First Chicago became Bank One, and installed a new top man who had not made the original decision, but had inherited it. He was a fellow by the name of Jamie Dimon, who has, of course, since moved on to bigger things: As chairman, president and CEO of JPMorgan Chase, Dimon is one of the most powerful and influential financial figures in the world.
Back when he was newly at Bank One, he called me, saying he wanted to explain the business rationale for the teller fee. If you should ever unexpectedly receive a phone call from Jamie Dimon, you will immediately recognize (at least I did) that he is smarter than you, that he is 100 % certain that his position is the correct position, and that he is confident that he can persuade you to come around to his side.
But, world-class persuasiveness notwithstanding, in the case of teller fees the policy was destined ultimately to fail, because it crossed that mythical line: It insulted the customers. Two years after that conversation, Bank One announced that it was dropping the fee. One of its top executives told a reporter: "Why have it? I wasn't here when we started it. I really don't understand why we'd have it."

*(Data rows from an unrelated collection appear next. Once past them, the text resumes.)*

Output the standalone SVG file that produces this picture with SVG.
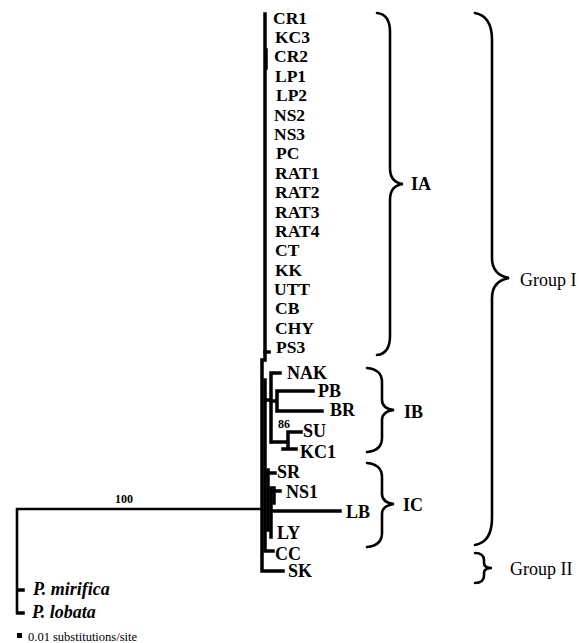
<svg xmlns="http://www.w3.org/2000/svg" width="579" height="643" viewBox="0 0 579 643">
<style>
.leaf{font-family:"Liberation Serif","Times New Roman",serif;font-weight:bold;font-size:18px;fill:#000}
.ia{font-size:17.5px}
.og{font-family:"Liberation Serif","Times New Roman",serif;font-weight:bold;font-style:italic;font-size:18px;fill:#000}
.grp{font-family:"Liberation Serif","Times New Roman",serif;font-size:18px;fill:#000}
.boot{font-family:"Liberation Serif","Times New Roman",serif;font-weight:bold;font-size:12px;fill:#000}
.scale{font-family:"Liberation Serif","Times New Roman",serif;font-size:12.5px;fill:#000}
.br{fill:none;stroke:#000;stroke-width:3.5;stroke-linecap:square}
.brace{fill:none;stroke:#000;stroke-width:2.6;stroke-linecap:round}
</style>
<rect width="579" height="643" fill="#fff"/>
<g id="connectors">
<path class="br" d="M265,14 V360"/>
<path class="br" d="M266,50 V68"/>
<path class="br" d="M265,352 H269"/>
<path class="br" d="M262,360 V571 H283"/>
<path class="br" d="M265,380 V551 H273"/>
<path class="br" d="M266,400 H271 M271,373 V442 M271,373 H280"/>
<path class="br" d="M271,401 H277 M277,391 V411 M277,391 H313 M277,411 H322"/>
<path class="br" d="M273,442 H288 M288,432 V449 M288,432 H301 M283,449 H296"/>
<path class="br" d="M266,473 H275"/>
<path class="br" d="M268,470 V530"/>
<path class="br" d="M268,500 H271 M271,488 V537 M271,491 H280 M271,511 H340"/>
<path class="br" d="M274,488 V503"/>
<path fill="none" stroke="#000" stroke-width="2.6" d="M261,509 H17 V614"/>
<path class="br" d="M18,590 H23 M18,613 H23"/>
</g>
<g id="labels">
<text class="leaf ia" x="273" y="24">CR1</text>
<text class="leaf ia" x="275" y="43">KC3</text>
<text class="leaf ia" x="274" y="62">CR2</text>
<text class="leaf ia" x="275" y="82">LP1</text>
<text class="leaf ia" x="276" y="101">LP2</text>
<text class="leaf ia" x="274" y="121">NS2</text>
<text class="leaf ia" x="274" y="140">NS3</text>
<text class="leaf ia" x="276" y="159">PC</text>
<text class="leaf ia" x="275" y="179">RAT1</text>
<text class="leaf ia" x="275" y="198">RAT2</text>
<text class="leaf ia" x="275" y="218">RAT3</text>
<text class="leaf ia" x="275" y="237">RAT4</text>
<text class="leaf ia" x="275" y="256">CT</text>
<text class="leaf ia" x="275" y="276">KK</text>
<text class="leaf ia" x="274" y="295">UTT</text>
<text class="leaf ia" x="275" y="314">CB</text>
<text class="leaf ia" x="275" y="334">CHY</text>
<text class="leaf ia" x="276" y="353">PS3</text>
<text class="leaf" x="287" y="379">NAK</text>
<text class="leaf" x="318" y="397">PB</text>
<text class="leaf" x="330" y="416">BR</text>
<text class="leaf" x="303" y="437">SU</text>
<text class="leaf" x="300" y="458">KC1</text>
<text class="leaf" x="277" y="478">SR</text>
<text class="leaf" x="286" y="498">NS1</text>
<text class="leaf" x="346" y="518">LB</text>
<text class="leaf" x="277" y="539">LY</text>
<text class="leaf" x="275" y="560">CC</text>
<text class="leaf" x="288" y="577">SK</text>
<text class="og" x="33" y="595">P. mirifica</text>
<text class="og" x="32" y="618">P. lobata</text>
<text class="boot" x="115" y="503">100</text>
<text class="boot" x="278" y="428">86</text>
</g>
<g id="scalebar">
<rect x="17" y="633" width="5" height="5" fill="#000"/>
<text class="scale" x="28" y="641">0.01 substitutions/site</text>
</g>
<g id="brace-IA">
<path class="brace" d="M377,13 C386,14 390,20 390,32 L390,168 C390,178 394,183 403,184 C394,185 390,190 390,200 L390,336 C390,348 386,354 377,355"/>
<text class="leaf" x="411" y="190">IA</text>
</g>
<g id="brace-IB">
<path class="brace" d="M367,368 C377,369 382,373 382,382 L382,400 C382,406 386,409 394,410 C386,411 382,414 382,420 L382,438 C382,447 377,451 367,452"/>
<text class="leaf" x="404" y="418">IB</text>
</g>
<g id="brace-IC">
<path class="brace" d="M367,463 C377,464 382,468 382,477 L382,494 C382,500 386,503 394,504 C386,505 382,508 382,514 L382,533 C382,542 377,546 367,547"/>
<text class="leaf" x="403" y="511">IC</text>
</g>
<g id="brace-GroupI">
<path class="brace" d="M475,13 C486,15 492,24 492,40 L492,258 C492,270 498,276 509,278 C498,280 492,286 492,298 L492,518 C492,534 486,543 475,545"/>
<text class="grp" x="520" y="286">Group I</text>
</g>
<g id="brace-GroupII">
<path class="brace" d="M475,553 C481,553 484,556 484,560 L484,563 C484,566 487,568 492,568 C487,568 484,570 484,573 L484,576 C484,580 481,583 475,583"/>
<text class="grp" x="510" y="575">Group II</text>
</g>
</svg>
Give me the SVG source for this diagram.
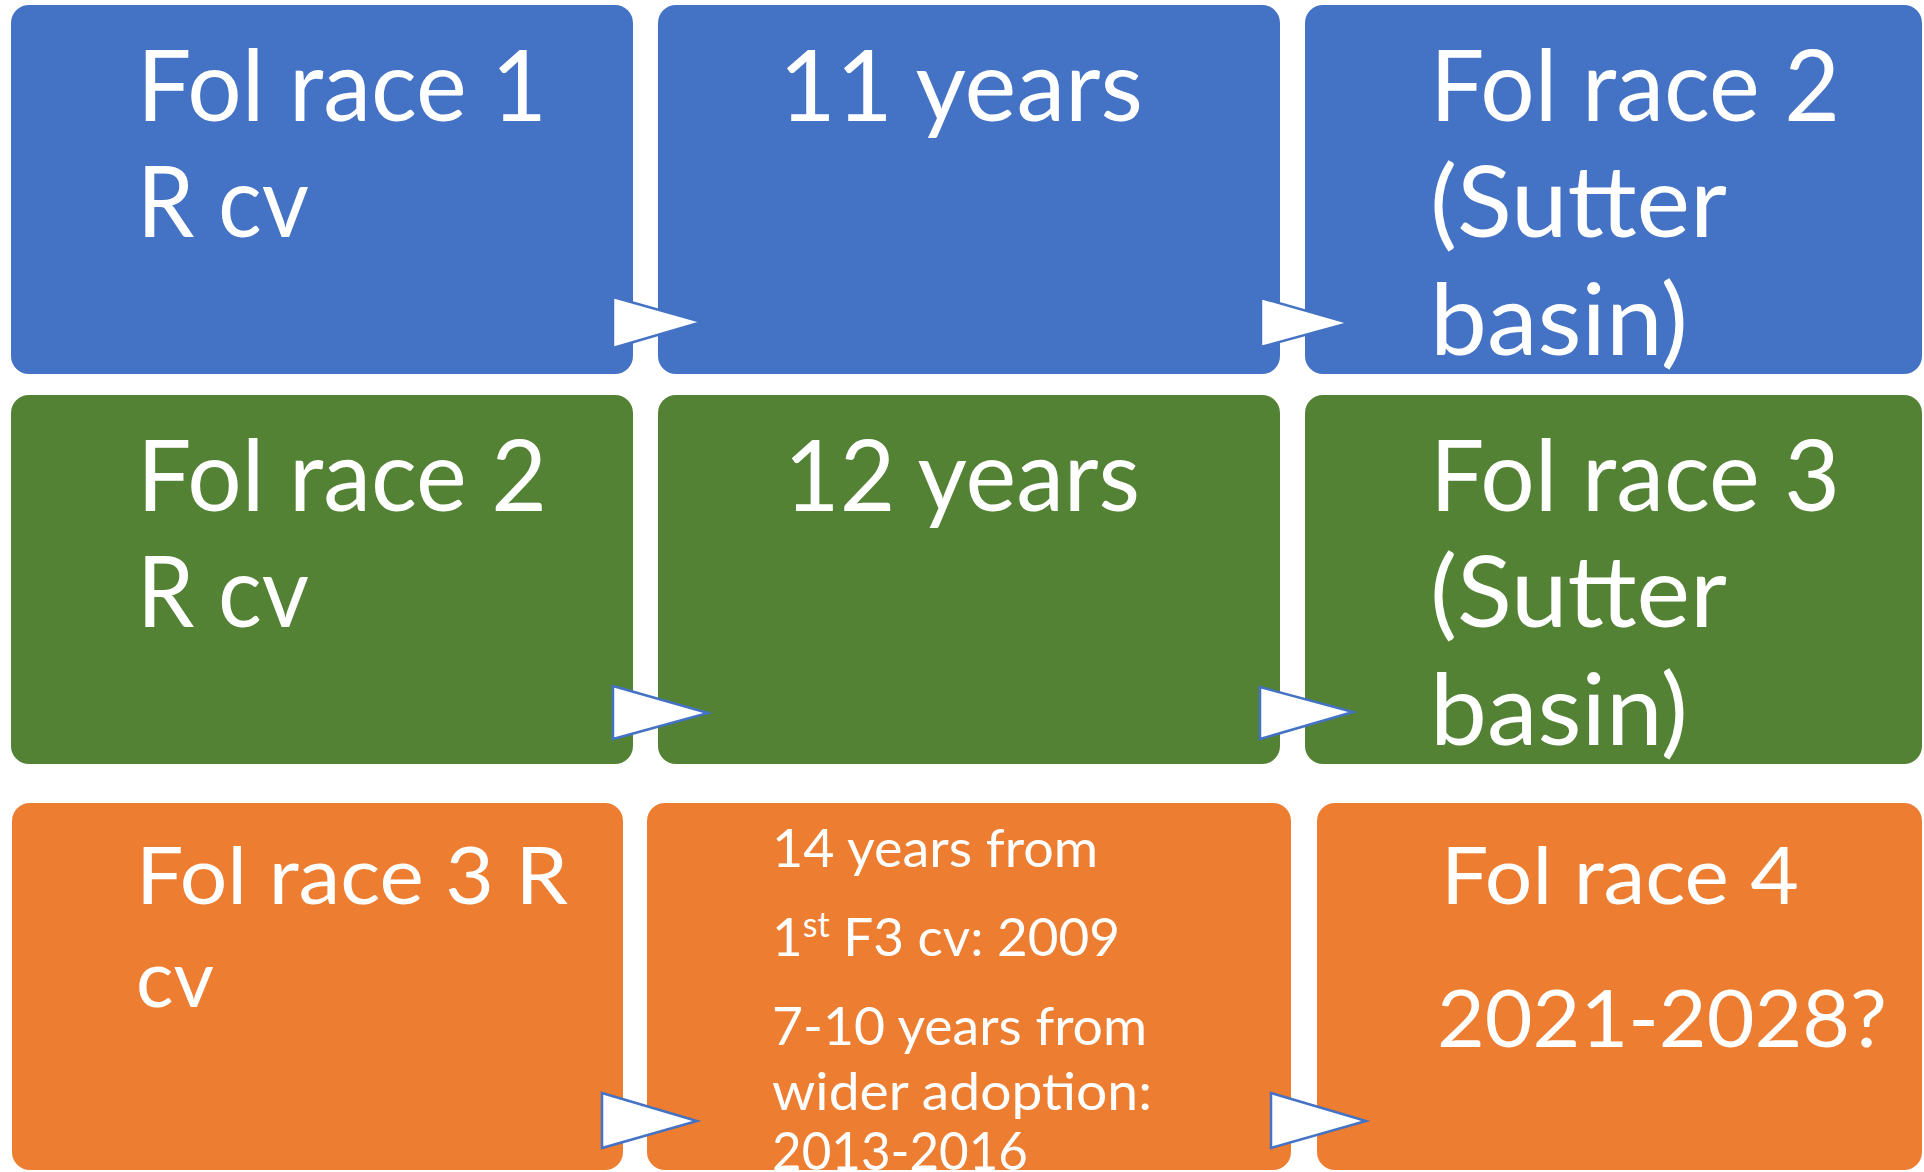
<svg xmlns="http://www.w3.org/2000/svg" width="1924" height="1172" viewBox="0 0 1924 1172">
<style>
.blue{fill:#4472C4}
.green{fill:#548235}
.orange{fill:#ED7D31}
text{font-family:Lato,"Open Sans","Liberation Sans",sans-serif;fill:#FFFFFF}
.big{font-size:99px}
.mid{font-size:80px}
.small{font-size:53px}
.arr{fill:#FFFFFF;stroke:#4472C4;stroke-width:2.5;stroke-linejoin:miter}
</style>
<rect width="1924" height="1172" fill="#FFFFFF"/>
<g id="n1"><rect class="blue" x="11" y="5" width="622" height="369" rx="18"/>
<text class="big" x="137" y="121" textLength="410" lengthAdjust="spacingAndGlyphs">Fol race 1</text>
<text class="big" x="137" y="237" textLength="172" lengthAdjust="spacingAndGlyphs">R cv</text></g>
<g id="n2"><rect class="blue" x="658" y="5" width="622" height="369" rx="18"/>
<text class="big" x="779" y="121" textLength="364" lengthAdjust="spacingAndGlyphs">11 years</text></g>
<g id="n3"><rect class="blue" x="1305" y="5" width="617" height="369" rx="18"/>
<text class="big" x="1430" y="121" textLength="410" lengthAdjust="spacingAndGlyphs">Fol race 2</text>
<text class="big" x="1430" y="237" textLength="297" lengthAdjust="spacingAndGlyphs">(Sutter</text>
<text class="big" x="1430" y="355" textLength="258" lengthAdjust="spacingAndGlyphs">basin)</text></g>
<g id="n4"><rect class="green" x="11" y="395" width="622" height="369" rx="18"/>
<text class="big" x="137" y="511" textLength="410" lengthAdjust="spacingAndGlyphs">Fol race 2</text>
<text class="big" x="137" y="627" textLength="172" lengthAdjust="spacingAndGlyphs">R cv</text></g>
<g id="n5"><rect class="green" x="658" y="395" width="622" height="369" rx="18"/>
<text class="big" x="784" y="511" textLength="356" lengthAdjust="spacingAndGlyphs">12 years</text></g>
<g id="n6"><rect class="green" x="1305" y="395" width="617" height="369" rx="18"/>
<text class="big" x="1430" y="511" textLength="410" lengthAdjust="spacingAndGlyphs">Fol race 3</text>
<text class="big" x="1430" y="627" textLength="297" lengthAdjust="spacingAndGlyphs">(Sutter</text>
<text class="big" x="1430" y="745" textLength="258" lengthAdjust="spacingAndGlyphs">basin)</text></g>
<g id="n7"><rect class="orange" x="12" y="803" width="611" height="367" rx="18"/>
<text class="mid" x="136" y="904" textLength="432" lengthAdjust="spacingAndGlyphs">Fol race 3 R</text>
<text class="mid" x="136" y="1007" textLength="78" lengthAdjust="spacingAndGlyphs">cv</text></g>
<g id="n8"><rect class="orange" x="647" y="803" width="644" height="367" rx="18"/>
<text class="small" x="772" y="867" textLength="326" lengthAdjust="spacingAndGlyphs">14 years from</text>
<text class="small" x="772" y="956">1<tspan font-size="34" baseline-shift="19">st</tspan> F3 cv: 2009</text>
<text class="small" x="772" y="1045" textLength="375" lengthAdjust="spacingAndGlyphs">7-10 years from</text>
<text class="small" x="772" y="1110" textLength="380" lengthAdjust="spacingAndGlyphs">wider adoption:</text>
<text class="small" x="772" y="1170" textLength="256" lengthAdjust="spacingAndGlyphs">2013-2016</text></g>
<g id="n9"><rect class="orange" x="1317" y="803" width="605" height="367" rx="18"/>
<text class="mid" x="1441" y="904" textLength="358" lengthAdjust="spacingAndGlyphs">Fol race 4</text>
<text class="mid" x="1437" y="1047" font-size="85" textLength="450" lengthAdjust="spacingAndGlyphs">2021-2028?</text></g>
<g id="connectors">
<polygon class="arr" points="613,297 702,322 613,348"/>
<polygon class="arr" points="1261,298 1349,323 1261,347"/>
<polygon class="arr" points="613,686 708,713 613,739"/>
<polygon class="arr" points="1260,687 1353,712 1260,739"/>
<polygon class="arr" points="602,1093 697,1121 602,1148"/>
<polygon class="arr" points="1271,1093 1366,1121 1271,1148"/>
</g>
</svg>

(Yet, as some readers already are thinking, there are banks around the country that have figured out new ways to charge for dealing in person with tellers without using the label "teller fee." It usually shows up on the monthly statement, under some arcane heading. The desire to make that extra buck never seems to end.)
Will you eventually be paying to carry your bag onto a plane? Southwest Airlines has garnered a lot of good will, and a lot of business, by holding out against the movement to charge for checked bags -- Southwest still checks the first two bags for free. JetBlue doesn't charge for the first checked bag. If some major carriers announce that they are instituting a fee for carry-ons, the best counteroffensive will likely come from one or more of their competitors, who may choose to proclaim:
"Come fly with us. We don't charge you to carry your own bag."
For the beleaguered traveling public, that may even sound like a victory.